-- Start --

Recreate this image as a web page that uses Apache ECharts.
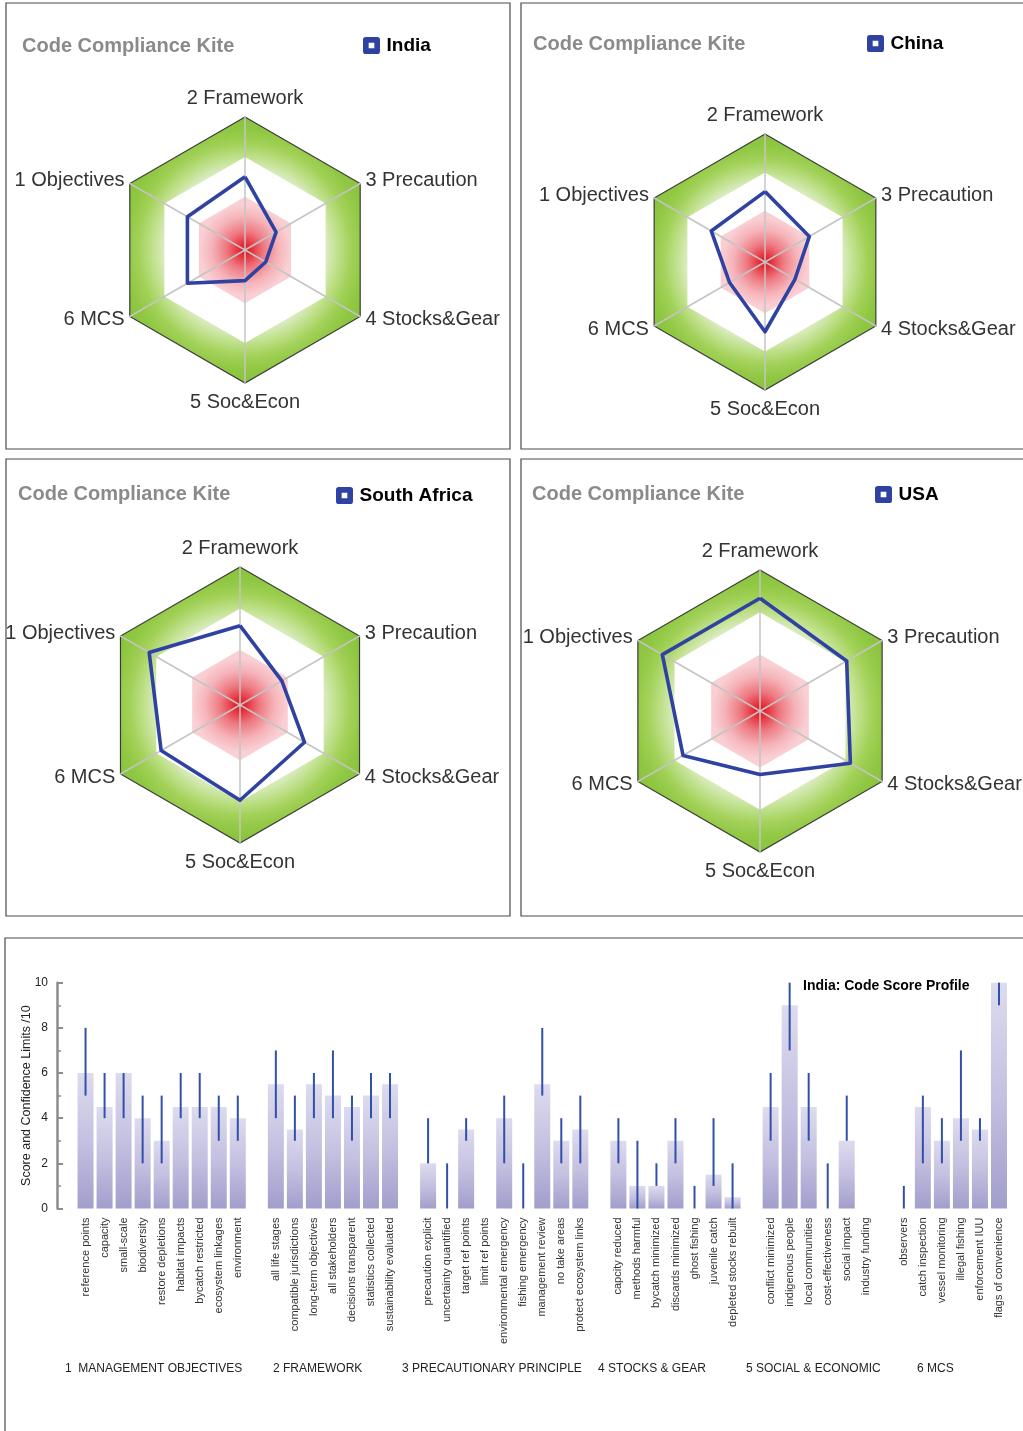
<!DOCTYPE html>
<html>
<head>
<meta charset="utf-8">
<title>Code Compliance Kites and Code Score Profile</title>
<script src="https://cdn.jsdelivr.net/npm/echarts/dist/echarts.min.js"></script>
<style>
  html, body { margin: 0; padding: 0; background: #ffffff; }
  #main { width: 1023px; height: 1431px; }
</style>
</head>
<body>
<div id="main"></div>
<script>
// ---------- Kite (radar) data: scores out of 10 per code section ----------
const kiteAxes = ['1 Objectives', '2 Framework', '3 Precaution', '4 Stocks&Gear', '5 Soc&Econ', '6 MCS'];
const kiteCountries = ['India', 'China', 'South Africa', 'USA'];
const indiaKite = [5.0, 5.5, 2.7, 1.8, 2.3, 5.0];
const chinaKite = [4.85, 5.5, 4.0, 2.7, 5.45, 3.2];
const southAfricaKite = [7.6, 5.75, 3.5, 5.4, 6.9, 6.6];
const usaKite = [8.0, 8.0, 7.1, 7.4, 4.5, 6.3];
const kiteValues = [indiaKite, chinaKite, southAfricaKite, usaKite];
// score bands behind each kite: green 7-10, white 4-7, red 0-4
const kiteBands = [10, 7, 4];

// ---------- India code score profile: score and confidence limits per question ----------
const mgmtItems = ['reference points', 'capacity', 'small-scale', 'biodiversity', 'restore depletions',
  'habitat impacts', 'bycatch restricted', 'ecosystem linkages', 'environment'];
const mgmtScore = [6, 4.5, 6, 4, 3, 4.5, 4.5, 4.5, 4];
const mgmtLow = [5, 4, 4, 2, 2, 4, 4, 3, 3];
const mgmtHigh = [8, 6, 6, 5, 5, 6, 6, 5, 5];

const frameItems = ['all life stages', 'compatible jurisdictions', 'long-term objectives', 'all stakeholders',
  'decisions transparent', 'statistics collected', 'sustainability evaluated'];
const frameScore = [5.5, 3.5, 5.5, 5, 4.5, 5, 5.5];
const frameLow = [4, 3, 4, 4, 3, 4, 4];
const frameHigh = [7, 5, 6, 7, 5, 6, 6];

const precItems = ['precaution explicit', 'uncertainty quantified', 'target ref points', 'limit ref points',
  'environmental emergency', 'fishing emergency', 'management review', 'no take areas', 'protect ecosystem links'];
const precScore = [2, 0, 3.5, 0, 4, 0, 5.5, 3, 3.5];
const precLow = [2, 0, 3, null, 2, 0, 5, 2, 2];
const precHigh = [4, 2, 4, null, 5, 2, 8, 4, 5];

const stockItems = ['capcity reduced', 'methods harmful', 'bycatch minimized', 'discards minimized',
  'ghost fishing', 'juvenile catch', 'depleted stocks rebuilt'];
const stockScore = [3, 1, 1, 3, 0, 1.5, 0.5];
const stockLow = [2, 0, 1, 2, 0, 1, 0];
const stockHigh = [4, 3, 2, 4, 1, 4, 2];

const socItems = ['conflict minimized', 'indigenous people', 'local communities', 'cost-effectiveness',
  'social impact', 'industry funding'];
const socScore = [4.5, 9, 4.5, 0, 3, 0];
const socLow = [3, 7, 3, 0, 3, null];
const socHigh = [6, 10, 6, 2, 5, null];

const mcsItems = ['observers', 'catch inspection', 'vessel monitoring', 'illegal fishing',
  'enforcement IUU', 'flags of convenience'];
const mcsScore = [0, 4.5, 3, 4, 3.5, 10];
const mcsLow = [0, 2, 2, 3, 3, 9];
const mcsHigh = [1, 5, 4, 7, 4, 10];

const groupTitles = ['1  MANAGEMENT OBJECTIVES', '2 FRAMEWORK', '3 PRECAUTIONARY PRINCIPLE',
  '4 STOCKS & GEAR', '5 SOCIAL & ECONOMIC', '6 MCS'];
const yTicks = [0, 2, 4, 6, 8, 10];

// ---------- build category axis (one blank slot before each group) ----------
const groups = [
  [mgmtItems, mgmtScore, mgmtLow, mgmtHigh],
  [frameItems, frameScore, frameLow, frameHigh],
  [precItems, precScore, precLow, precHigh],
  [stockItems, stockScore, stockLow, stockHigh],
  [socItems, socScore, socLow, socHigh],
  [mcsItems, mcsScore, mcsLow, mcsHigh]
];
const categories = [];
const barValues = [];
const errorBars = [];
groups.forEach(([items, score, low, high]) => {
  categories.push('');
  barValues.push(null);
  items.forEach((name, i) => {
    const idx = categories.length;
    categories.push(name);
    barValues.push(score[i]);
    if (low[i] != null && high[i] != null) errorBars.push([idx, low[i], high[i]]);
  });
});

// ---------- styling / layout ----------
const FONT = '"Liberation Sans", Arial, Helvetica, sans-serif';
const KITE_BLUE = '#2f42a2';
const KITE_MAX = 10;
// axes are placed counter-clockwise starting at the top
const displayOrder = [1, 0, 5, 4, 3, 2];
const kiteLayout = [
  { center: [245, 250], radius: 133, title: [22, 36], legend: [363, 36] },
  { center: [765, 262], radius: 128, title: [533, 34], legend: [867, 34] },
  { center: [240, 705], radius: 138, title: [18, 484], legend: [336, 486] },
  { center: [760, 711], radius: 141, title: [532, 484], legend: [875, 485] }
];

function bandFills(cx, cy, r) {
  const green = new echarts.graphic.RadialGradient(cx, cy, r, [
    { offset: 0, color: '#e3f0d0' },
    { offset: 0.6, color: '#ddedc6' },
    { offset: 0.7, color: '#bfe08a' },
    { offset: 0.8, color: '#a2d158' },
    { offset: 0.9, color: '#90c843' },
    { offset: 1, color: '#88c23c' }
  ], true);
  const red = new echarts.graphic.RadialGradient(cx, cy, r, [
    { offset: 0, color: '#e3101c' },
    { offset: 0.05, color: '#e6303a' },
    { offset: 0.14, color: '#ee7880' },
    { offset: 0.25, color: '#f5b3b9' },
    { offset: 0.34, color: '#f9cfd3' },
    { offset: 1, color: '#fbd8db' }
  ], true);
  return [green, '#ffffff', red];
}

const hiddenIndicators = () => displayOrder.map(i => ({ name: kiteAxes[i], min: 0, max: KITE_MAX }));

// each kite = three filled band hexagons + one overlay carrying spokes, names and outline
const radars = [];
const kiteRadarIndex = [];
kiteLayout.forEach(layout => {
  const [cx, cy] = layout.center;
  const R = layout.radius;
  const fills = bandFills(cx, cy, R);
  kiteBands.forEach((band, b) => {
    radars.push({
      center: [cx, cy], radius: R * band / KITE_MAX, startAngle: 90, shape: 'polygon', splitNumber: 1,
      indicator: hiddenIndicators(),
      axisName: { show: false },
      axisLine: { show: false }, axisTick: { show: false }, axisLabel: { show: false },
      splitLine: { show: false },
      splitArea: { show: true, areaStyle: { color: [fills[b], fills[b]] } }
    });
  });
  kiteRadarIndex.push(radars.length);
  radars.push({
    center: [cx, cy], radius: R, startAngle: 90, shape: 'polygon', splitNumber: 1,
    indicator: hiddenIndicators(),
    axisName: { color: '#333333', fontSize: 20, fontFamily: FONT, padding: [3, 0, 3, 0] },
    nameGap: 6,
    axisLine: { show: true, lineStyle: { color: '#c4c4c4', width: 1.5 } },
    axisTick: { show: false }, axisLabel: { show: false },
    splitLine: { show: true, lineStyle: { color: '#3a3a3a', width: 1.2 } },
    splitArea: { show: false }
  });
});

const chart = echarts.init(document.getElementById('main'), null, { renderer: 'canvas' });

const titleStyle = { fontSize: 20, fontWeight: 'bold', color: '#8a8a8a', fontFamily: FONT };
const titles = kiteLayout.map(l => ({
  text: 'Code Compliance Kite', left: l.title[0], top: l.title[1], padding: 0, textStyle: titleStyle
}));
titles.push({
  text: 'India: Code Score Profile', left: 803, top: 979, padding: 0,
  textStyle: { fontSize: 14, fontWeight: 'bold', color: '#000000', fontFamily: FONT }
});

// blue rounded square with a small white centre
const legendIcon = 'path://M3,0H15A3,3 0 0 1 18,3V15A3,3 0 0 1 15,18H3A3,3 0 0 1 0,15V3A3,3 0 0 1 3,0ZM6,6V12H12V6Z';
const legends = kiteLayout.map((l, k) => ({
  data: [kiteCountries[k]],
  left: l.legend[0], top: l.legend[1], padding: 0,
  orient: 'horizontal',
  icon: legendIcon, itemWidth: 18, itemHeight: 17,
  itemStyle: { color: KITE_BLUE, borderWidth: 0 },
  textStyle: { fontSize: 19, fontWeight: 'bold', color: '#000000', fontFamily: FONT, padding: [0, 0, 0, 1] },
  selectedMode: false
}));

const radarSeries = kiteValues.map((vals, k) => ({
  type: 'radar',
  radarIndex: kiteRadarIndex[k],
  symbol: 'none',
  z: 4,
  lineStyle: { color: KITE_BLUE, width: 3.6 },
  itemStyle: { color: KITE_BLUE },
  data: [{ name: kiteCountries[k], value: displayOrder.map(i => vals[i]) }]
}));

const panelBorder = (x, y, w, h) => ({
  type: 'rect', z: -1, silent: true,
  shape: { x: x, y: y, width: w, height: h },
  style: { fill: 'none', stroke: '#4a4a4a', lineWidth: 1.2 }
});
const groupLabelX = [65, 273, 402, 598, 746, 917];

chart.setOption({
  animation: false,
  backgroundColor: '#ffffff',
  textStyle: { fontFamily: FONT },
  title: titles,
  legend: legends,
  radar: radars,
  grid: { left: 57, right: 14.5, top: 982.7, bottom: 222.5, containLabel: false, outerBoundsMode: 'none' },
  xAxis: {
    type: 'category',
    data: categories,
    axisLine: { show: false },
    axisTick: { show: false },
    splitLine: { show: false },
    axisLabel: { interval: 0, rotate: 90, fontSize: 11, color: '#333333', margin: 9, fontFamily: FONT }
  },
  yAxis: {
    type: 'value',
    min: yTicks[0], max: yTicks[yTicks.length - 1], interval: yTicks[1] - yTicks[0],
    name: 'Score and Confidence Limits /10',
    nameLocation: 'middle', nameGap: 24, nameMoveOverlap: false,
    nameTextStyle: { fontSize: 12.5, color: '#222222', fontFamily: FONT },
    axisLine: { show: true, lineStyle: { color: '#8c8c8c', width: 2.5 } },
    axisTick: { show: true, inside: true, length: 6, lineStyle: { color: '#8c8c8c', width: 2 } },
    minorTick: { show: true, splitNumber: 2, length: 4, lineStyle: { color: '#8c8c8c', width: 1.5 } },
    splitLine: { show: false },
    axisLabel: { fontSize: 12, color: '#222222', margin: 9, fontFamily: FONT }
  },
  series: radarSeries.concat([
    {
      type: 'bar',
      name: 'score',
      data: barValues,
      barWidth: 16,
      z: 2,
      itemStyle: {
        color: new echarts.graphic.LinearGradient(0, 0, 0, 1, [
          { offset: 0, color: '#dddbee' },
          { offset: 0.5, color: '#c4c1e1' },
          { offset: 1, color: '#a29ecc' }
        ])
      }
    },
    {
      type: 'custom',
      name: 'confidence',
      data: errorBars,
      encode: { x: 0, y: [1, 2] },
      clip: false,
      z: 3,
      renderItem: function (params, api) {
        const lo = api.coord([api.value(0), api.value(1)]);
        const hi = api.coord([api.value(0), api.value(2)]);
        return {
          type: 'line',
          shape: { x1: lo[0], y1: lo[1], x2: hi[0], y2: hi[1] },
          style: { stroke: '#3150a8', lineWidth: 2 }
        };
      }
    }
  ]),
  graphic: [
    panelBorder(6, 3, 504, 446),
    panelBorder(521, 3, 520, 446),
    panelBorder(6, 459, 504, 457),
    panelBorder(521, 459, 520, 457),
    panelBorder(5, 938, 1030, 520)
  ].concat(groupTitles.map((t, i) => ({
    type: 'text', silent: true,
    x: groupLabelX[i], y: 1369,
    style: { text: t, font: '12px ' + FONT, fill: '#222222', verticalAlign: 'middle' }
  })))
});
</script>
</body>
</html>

-- End --

▶ TASK TO COMPLETE: Leave out the pictures, then repeat the listing above exactly from its first line to the line with "const mgmtHigh = [8, 6, 6, 5, 5, 6, 6, 5, 5];", inclusive.

▶ THE RESULT:
Recreate this image as a web page that uses Apache ECharts.
<!DOCTYPE html>
<html>
<head>
<meta charset="utf-8">
<title>Code Compliance Kites and Code Score Profile</title>
<script src="https://cdn.jsdelivr.net/npm/echarts/dist/echarts.min.js"></script>
<style>
  html, body { margin: 0; padding: 0; background: #ffffff; }
  #main { width: 1023px; height: 1431px; }
</style>
</head>
<body>
<div id="main"></div>
<script>
// ---------- Kite (radar) data: scores out of 10 per code section ----------
const kiteAxes = ['1 Objectives', '2 Framework', '3 Precaution', '4 Stocks&Gear', '5 Soc&Econ', '6 MCS'];
const kiteCountries = ['India', 'China', 'South Africa', 'USA'];
const indiaKite = [5.0, 5.5, 2.7, 1.8, 2.3, 5.0];
const chinaKite = [4.85, 5.5, 4.0, 2.7, 5.45, 3.2];
const southAfricaKite = [7.6, 5.75, 3.5, 5.4, 6.9, 6.6];
const usaKite = [8.0, 8.0, 7.1, 7.4, 4.5, 6.3];
const kiteValues = [indiaKite, chinaKite, southAfricaKite, usaKite];
// score bands behind each kite: green 7-10, white 4-7, red 0-4
const kiteBands = [10, 7, 4];

// ---------- India code score profile: score and confidence limits per question ----------
const mgmtItems = ['reference points', 'capacity', 'small-scale', 'biodiversity', 'restore depletions',
  'habitat impacts', 'bycatch restricted', 'ecosystem linkages', 'environment'];
const mgmtScore = [6, 4.5, 6, 4, 3, 4.5, 4.5, 4.5, 4];
const mgmtLow = [5, 4, 4, 2, 2, 4, 4, 3, 3];
const mgmtHigh = [8, 6, 6, 5, 5, 6, 6, 5, 5];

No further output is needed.